Chapter 5: Defining the Law’s Subject III: Law, Time, and Colonialism’s Slow Violence
Of extreme importance to this conversation is the ways in which the effects of the colonial enterprise, [that is the enslavement of kidnapped Africans and the dispossession of indigenous peoples] have been borne forward almost silently in time. This, despite legislation to end these practices. In this chapter, I look at how colonial thought makes colonial time and its effects ever-present. I argue that we cannot hope to understand colonial persistence if we do not unpack the relationship between law and time.
Chapter 6: The Law School: Colonial Ground Zero – A Colonial Convergence in the Human and Space-Time
In the last chapter, I bring together all the preceding arguments. What do they tell us about life and work in a Law School? This chapter responds to the chapters it follows with some theoretical reflection and practical suggestions. Rather than advocating for "decolonising law" it responds to the question, “What does it mean to dream of new anticolonial worlds from within the law school?”
Conclusion: Another University is Necessary: Towards Pluriversal Worlds
Unsurprisingly, I conclude with the conclusion.
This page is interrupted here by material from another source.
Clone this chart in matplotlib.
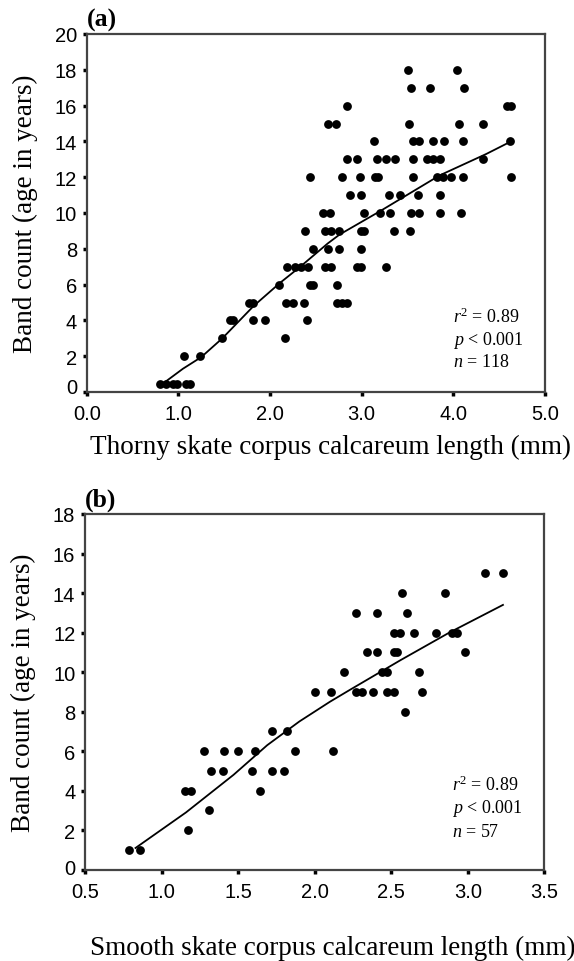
import matplotlib
matplotlib.use("Agg")
import matplotlib.pyplot as plt
from matplotlib.transforms import ScaledTranslation

# ---------------- Panel (a): Thorny skate ----------------
a_x = [0.80, 0.87, 0.94, 0.99, 1.08, 1.13,
       1.06, 1.24,
       1.48, 2.16,
       1.56, 1.60, 1.81, 1.95, 2.40,
       1.77, 1.81, 2.17, 2.25, 2.37, 2.73, 2.78, 2.84,
       2.10, 2.44, 2.47, 2.73,
       2.18, 2.27, 2.34, 2.41, 2.60, 2.67, 2.95, 2.99, 3.26,
       2.47, 2.63, 2.75, 2.99,
       2.38, 2.60, 2.67, 2.75, 2.99, 3.03, 3.35, 3.53,
       2.58, 2.65, 3.02, 3.20, 3.31, 3.54, 3.63, 3.85, 4.08,
       2.87, 2.99, 3.30, 3.42, 3.61, 3.85,
       2.44, 2.78, 2.98, 3.14, 3.18, 3.56, 3.82, 3.89, 3.97, 4.11, 4.63,
       2.84, 2.95, 3.17, 3.26, 3.36, 3.56, 3.71, 3.78, 3.85, 4.32,
       3.13, 3.56, 3.62, 3.78, 3.90, 4.11, 4.62,
       2.63, 2.72, 3.52, 4.06, 4.32,
       2.84, 4.59, 4.63,
       3.54, 3.74, 4.12,
       3.50, 4.04]
a_y = [0.45, 0.45, 0.45, 0.45, 0.45, 0.45,
       2, 2,
       3, 3,
       4, 4, 4, 4, 4,
       5, 5, 5, 5, 5, 5, 5, 5,
       6, 6, 6, 6,
       7, 7, 7, 7, 7, 7, 7, 7, 7,
       8, 8, 8, 8,
       9, 9, 9, 9, 9, 9, 9, 9,
       10, 10, 10, 10, 10, 10, 10, 10, 10,
       11, 11, 11, 11, 11, 11,
       12, 12, 12, 12, 12, 12, 12, 12, 12, 12, 12,
       13, 13, 13, 13, 13, 13, 13, 13, 13, 13,
       14, 14, 14, 14, 14, 14, 14,
       15, 15, 15, 15, 15,
       16, 16, 16,
       17, 17, 17,
       18, 18]
a_fit_x = [0.80, 1.05, 1.25, 1.48, 1.82, 2.11, 2.33, 2.63, 2.76, 3.20, 3.85, 4.36, 4.63]
a_fit_y = [0.35, 1.3, 1.95, 3.0, 4.8, 6.1, 7.0, 8.3, 8.8, 10.1, 12.1, 13.3, 14.0]
a_xticks = [0.0, 1.0, 2.0, 3.0, 4.0, 5.0]
a_yticks = [0, 2, 4, 6, 8, 10, 12, 14, 16, 18, 20]

# ---------------- Panel (b): Smooth skate ----------------
b_x = [0.79, 0.86,
       1.17,
       1.31,
       1.15, 1.19, 1.64,
       1.32, 1.40, 1.59, 1.72, 1.80,
       1.28, 1.41, 1.50, 1.61, 1.87, 2.12,
       1.72, 1.82,
       2.59,
       2.00, 2.11, 2.27, 2.31, 2.38, 2.47, 2.52, 2.70,
       2.19, 2.44, 2.47, 2.68,
       2.34, 2.41, 2.52, 2.54, 2.98,
       2.52, 2.56, 2.65, 2.79, 2.90, 2.93,
       2.27, 2.41, 2.60,
       2.57, 2.85,
       3.11, 3.23]
b_y = [1, 1,
       2,
       3,
       4, 4, 4,
       5, 5, 5, 5, 5,
       6, 6, 6, 6, 6, 6,
       7, 7,
       8,
       9, 9, 9, 9, 9, 9, 9, 9,
       10, 10, 10, 10,
       11, 11, 11, 11, 11,
       12, 12, 12, 12, 12, 12,
       13, 13, 13,
       14, 14,
       15, 15]
b_fit_x = [0.83, 1.16, 1.47, 1.69, 1.90, 2.10, 2.23, 2.56, 2.88, 3.23]
b_fit_y = [1.1, 2.9, 4.8, 6.3, 7.5, 8.5, 9.1, 10.6, 12.0, 13.4]
b_xticks = [0.5, 1.0, 1.5, 2.0, 2.5, 3.0, 3.5]
b_yticks = [0, 2, 4, 6, 8, 10, 12, 14, 16, 18]

SANS = ["Liberation Sans", "DejaVu Sans"]
SERIF = ["Liberation Serif", "DejaVu Serif"]
SPINE = "#444444"

plt.rcParams["mathtext.fontset"] = "custom"
plt.rcParams["mathtext.it"] = "Liberation Serif:italic"
plt.rcParams["mathtext.rm"] = "Liberation Serif"

fig = plt.figure(figsize=(5.74, 9.62), dpi=100)
W, H = 574, 962


def make_axes(l, r, t, b):
    return fig.add_axes([l / W, 1 - b / H, (r - l) / W, (b - t) / H])


def style(ax, xticks, yticks, xfmt):
    for s in ax.spines.values():
        s.set_color(SPINE)
        s.set_linewidth(1.6)
    ax.set_xticks(xticks)
    ax.set_xticklabels([xfmt.format(v) for v in xticks], family=SANS, fontsize=14.5)
    ax.set_yticks(yticks)
    ax.set_yticklabels([str(v) for v in yticks], family=SANS, fontsize=14.5)
    ax.tick_params(direction="out", length=3, width=2.5, color="black")
    ax.tick_params(axis="x", pad=6)
    ax.tick_params(axis="y", pad=4)


def stats(ax, n, ys):
    labels = [r"$r^2$" + " = 0.89", r"$p$" + " < 0.001", r"$n$" + " = " + str(n)]
    for lab, yy in zip(labels, ys):
        ax.text((453 - 86) / 459, yy, lab, transform=ax.transAxes,
                family=SERIF, fontsize=13, va="center", ha="left")


# Panel (a)
ax1 = make_axes(86.7, 545, 35, 393)
ax1.scatter(a_x, a_y, s=40, color="black", zorder=3, linewidths=0)
ax1.plot(a_fit_x, a_fit_y, color="black", lw=1.3, zorder=2)
ax1.set_xlim(0, 5)
ax1.set_ylim(0, 20)
style(ax1, a_xticks, a_yticks, "{:.1f}")
ax1.set_ylabel("Band count (age in years)", family=SERIF, fontsize=19.5, labelpad=12)
ax1.text(0.0, 1.008, "(a)", transform=ax1.transAxes, family=SERIF,
         fontsize=18.5, fontweight="bold", va="bottom", ha="left")
stats(ax1, 118, [0.212, 0.148, 0.084])
# the "0" label in the reference sits a little above the axis corner
lab0 = ax1.get_yticklabels()[0]
lab0.set_transform(lab0.get_transform() + ScaledTranslation(0, 7 / 100, fig.dpi_scale_trans))
fig.text(331 / W, 1 - 447 / H, "Thorny skate corpus calcareum length (mm)",
         family=SERIF, fontsize=19.5, ha="center", va="center")

# Panel (b)
ax2 = make_axes(85, 544.3, 515, 870.7)
ax2.scatter(b_x, b_y, s=40, color="black", zorder=3, linewidths=0)
ax2.plot(b_fit_x, b_fit_y, color="black", lw=1.3, zorder=2)
ax2.set_xlim(0.5, 3.5)
ax2.set_ylim(0, 18)
style(ax2, b_xticks, b_yticks, "{:.1f}")
ax2.set_ylabel("Band count (age in years)", family=SERIF, fontsize=19.5, labelpad=12)
ax2.text(0.0, 1.008, "(b)", transform=ax2.transAxes, family=SERIF,
         fontsize=18.5, fontweight="bold", va="bottom", ha="left")
stats(ax2, 57, [0.241, 0.176, 0.106])
lab0b = ax2.get_yticklabels()[0]
lab0b.set_transform(lab0b.get_transform() + ScaledTranslation(0, 3 / 100, fig.dpi_scale_trans))
fig.text(333 / W, 1 - 948 / H, "Smooth skate corpus calcareum length (mm)",
         family=SERIF, fontsize=19.5, ha="center", va="center")

fig.savefig("out.png", dpi=100, facecolor="white")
I remind us that one of the reasons I struggle with "decolonising X", is that we often seem to forget that whatever X is, it exists in a world [and often an institution or sector] still refusing to be decolonised. So, our goal must always be within us and beyond us, not to decolonise X, but to harness the power we have together, to reinvent the boundaries of possibility and build new flourishing worlds in which we all may thrive.